Theory and History of Psychology, expertise group of the Heymans Institute for Psychological Research
Douwe Draaisma's main interests are history of psychology, neurology and psychiatry, history of time measurement in psychology, the purported relation between autism and delinquency, and autobiographical memory. His latest project deals with revision of memories and its consequences for forensic-psychiatric investigations. Also see his webpage: http://douwedraaisma.nl/en/books
Maarten Derksen has written about the relation between psychology and common sense, about the history of clinical psychology, and about evolutionary psychology. In general he is interested in differences and boundaries in and around psychology. His current research concerns the history of the engineering ideal in psychology and social science: the dream of effective and efficient control over human behaviour.
Jonna Brenninkmeijer's research interests concern the impact of the neurosciences. She wrote a dissertation and a book on the influence of neurotechnologies on the self, conducted an ethnographic study of the impact of neuroscience on marketing, and she took part in an extensive European project on the ethical aspects of neuro-enhancement.
Jeremy Trevelyan Burman's main interest is in the popularization of Piaget, and thus how ideas about development have been understood (and also what has been missed). But he is interested more generally in the movement of scientific meaning: over time, across disciplines, between languages, and internationally.

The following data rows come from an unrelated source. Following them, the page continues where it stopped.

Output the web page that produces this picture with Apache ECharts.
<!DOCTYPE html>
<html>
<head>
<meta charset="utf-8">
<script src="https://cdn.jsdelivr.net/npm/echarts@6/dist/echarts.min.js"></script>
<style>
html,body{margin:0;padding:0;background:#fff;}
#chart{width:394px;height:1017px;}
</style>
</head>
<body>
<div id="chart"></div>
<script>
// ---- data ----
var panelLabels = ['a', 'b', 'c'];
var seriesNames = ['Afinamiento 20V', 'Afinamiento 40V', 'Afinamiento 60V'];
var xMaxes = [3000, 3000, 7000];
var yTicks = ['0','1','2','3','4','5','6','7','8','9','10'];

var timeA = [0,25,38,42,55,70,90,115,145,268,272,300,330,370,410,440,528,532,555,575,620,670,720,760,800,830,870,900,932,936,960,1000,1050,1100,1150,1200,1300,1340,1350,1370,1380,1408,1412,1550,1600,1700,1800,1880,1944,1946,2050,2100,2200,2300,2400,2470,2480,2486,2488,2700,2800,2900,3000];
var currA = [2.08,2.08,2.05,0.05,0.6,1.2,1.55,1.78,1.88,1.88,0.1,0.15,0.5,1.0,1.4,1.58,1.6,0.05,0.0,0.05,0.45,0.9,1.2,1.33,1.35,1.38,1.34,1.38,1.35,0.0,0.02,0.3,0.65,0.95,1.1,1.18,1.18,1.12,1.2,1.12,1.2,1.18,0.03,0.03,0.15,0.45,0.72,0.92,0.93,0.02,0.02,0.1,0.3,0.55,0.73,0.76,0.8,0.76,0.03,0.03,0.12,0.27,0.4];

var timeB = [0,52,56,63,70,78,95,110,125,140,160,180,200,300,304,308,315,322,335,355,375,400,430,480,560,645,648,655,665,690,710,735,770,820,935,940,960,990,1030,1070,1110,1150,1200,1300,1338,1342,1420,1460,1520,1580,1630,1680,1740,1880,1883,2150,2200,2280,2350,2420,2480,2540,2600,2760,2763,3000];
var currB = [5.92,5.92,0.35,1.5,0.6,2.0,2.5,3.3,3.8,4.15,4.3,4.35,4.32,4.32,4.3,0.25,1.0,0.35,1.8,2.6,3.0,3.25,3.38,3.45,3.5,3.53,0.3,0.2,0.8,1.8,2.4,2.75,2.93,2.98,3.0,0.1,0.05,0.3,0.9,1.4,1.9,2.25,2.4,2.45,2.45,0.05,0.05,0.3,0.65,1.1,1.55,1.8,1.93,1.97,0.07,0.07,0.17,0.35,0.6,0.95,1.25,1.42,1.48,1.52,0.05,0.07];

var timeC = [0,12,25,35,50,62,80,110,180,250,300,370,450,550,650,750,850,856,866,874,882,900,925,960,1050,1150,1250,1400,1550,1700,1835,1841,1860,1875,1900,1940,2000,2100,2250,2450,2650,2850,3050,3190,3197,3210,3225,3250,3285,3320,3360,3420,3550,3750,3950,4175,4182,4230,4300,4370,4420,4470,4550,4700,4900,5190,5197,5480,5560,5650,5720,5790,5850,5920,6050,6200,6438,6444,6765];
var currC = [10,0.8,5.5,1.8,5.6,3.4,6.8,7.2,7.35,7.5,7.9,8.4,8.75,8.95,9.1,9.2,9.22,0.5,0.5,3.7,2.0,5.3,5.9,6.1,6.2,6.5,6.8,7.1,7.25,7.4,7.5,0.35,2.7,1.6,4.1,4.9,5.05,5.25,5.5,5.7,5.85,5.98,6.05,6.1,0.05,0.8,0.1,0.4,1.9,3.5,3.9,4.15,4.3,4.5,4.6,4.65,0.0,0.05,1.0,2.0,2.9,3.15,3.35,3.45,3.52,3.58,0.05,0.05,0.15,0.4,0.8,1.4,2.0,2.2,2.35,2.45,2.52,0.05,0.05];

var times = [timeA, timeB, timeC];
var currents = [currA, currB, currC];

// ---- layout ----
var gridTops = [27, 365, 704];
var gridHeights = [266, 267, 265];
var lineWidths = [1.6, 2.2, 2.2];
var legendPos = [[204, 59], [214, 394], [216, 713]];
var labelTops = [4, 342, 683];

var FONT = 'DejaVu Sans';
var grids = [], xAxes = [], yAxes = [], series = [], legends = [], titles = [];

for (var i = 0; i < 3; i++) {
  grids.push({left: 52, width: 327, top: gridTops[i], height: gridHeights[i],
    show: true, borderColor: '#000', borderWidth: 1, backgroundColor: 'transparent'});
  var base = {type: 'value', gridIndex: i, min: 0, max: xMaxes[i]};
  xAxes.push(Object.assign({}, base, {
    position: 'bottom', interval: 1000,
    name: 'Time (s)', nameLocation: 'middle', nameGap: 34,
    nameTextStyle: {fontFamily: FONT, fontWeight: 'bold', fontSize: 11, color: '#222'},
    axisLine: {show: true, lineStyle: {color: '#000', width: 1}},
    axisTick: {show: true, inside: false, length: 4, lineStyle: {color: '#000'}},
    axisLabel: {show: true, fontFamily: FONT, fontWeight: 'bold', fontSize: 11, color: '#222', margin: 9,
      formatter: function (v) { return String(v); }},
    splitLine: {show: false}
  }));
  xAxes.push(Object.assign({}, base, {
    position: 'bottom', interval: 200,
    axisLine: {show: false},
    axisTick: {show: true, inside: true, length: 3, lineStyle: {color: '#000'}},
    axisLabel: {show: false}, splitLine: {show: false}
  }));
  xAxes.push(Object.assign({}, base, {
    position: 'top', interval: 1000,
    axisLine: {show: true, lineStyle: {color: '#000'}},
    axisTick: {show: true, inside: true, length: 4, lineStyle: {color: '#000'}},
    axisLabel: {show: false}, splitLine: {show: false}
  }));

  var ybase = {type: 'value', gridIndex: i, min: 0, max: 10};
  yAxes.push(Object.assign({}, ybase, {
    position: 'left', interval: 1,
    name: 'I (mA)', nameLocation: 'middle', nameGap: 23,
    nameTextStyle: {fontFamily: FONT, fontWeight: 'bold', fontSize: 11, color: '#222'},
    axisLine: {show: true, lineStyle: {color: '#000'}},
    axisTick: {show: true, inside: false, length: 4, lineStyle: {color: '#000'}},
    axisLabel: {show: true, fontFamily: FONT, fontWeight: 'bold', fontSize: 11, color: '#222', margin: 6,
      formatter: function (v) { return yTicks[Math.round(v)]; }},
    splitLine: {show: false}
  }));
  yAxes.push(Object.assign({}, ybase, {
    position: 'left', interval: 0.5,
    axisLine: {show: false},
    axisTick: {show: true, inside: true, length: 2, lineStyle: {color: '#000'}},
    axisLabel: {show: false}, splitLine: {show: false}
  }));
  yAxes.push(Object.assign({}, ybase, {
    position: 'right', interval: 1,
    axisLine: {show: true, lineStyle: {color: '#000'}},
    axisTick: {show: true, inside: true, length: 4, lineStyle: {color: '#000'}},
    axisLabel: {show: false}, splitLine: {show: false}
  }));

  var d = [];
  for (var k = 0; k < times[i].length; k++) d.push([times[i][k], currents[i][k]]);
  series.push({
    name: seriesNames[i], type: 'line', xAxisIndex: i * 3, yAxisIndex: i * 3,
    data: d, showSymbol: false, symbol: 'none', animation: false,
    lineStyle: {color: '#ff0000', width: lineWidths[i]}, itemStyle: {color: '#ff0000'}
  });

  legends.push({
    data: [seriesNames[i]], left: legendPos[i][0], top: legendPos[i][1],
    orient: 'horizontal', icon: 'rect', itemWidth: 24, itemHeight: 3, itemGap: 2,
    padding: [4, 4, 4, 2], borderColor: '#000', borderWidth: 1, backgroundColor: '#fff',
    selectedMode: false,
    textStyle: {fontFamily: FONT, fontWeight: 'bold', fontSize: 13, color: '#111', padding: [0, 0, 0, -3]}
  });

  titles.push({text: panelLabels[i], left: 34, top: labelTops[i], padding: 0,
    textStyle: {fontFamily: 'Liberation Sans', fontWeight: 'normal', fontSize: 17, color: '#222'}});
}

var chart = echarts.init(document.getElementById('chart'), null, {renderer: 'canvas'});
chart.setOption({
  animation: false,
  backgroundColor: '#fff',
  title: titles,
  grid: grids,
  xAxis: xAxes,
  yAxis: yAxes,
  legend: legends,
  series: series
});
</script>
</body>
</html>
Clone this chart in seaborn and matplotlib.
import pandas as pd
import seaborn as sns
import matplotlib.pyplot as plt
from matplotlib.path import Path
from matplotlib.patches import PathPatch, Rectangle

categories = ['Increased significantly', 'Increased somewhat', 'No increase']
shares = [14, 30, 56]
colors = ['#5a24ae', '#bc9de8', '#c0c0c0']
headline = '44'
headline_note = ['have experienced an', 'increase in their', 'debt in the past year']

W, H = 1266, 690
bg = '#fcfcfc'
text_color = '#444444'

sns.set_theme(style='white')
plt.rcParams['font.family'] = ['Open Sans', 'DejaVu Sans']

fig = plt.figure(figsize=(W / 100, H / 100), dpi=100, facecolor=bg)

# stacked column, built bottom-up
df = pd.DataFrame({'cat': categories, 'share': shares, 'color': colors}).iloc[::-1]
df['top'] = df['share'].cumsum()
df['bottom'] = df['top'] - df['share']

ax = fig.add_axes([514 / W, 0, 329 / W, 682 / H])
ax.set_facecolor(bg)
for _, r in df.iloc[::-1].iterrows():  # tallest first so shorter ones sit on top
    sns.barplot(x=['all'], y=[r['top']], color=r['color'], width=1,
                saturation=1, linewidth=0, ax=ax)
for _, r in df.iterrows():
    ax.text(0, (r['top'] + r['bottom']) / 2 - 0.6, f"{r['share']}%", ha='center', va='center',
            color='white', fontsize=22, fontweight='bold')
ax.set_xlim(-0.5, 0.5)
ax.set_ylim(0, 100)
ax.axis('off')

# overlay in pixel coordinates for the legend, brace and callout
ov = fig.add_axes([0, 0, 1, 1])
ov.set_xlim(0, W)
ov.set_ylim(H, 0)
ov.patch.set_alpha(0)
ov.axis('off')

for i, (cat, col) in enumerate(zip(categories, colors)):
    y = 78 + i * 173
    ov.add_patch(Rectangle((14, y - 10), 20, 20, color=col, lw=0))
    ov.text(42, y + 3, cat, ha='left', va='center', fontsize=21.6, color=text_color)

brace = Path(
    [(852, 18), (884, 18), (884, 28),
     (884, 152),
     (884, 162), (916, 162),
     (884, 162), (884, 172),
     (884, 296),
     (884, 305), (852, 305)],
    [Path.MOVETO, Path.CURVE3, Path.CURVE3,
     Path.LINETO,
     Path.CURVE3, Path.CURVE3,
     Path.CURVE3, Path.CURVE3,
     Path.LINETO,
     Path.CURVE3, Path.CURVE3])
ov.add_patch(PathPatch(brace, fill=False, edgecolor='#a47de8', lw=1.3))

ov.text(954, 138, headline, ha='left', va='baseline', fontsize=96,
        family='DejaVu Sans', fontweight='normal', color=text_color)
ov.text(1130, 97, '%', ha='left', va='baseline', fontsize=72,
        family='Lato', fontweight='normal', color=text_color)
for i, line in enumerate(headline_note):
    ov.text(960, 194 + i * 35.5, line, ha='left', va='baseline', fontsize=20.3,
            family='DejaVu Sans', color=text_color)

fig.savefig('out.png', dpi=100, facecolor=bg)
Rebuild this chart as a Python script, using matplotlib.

Burman’s most popular piece, in this connection, is a historical critique of the popularization of “memes” that was published by Perspectives on Science in 2012. More recently, he has also been pushing for the advancement of methods drawn from the Digital Humanities as a way to formalize discussions of meaning change in the History of Psychology.
Eva Vernooij is a medical anthropologist who uses qualitative research to investigate the social and cultural context of health interventions. She is writing her PhD dissertation based on long-term ethnographic fieldwork in Swaziland about the production and transformation of knowledge practices about HIV/AIDS treatment and prevention. In the master Reflecting on Psychology she teaches qualitative research methods.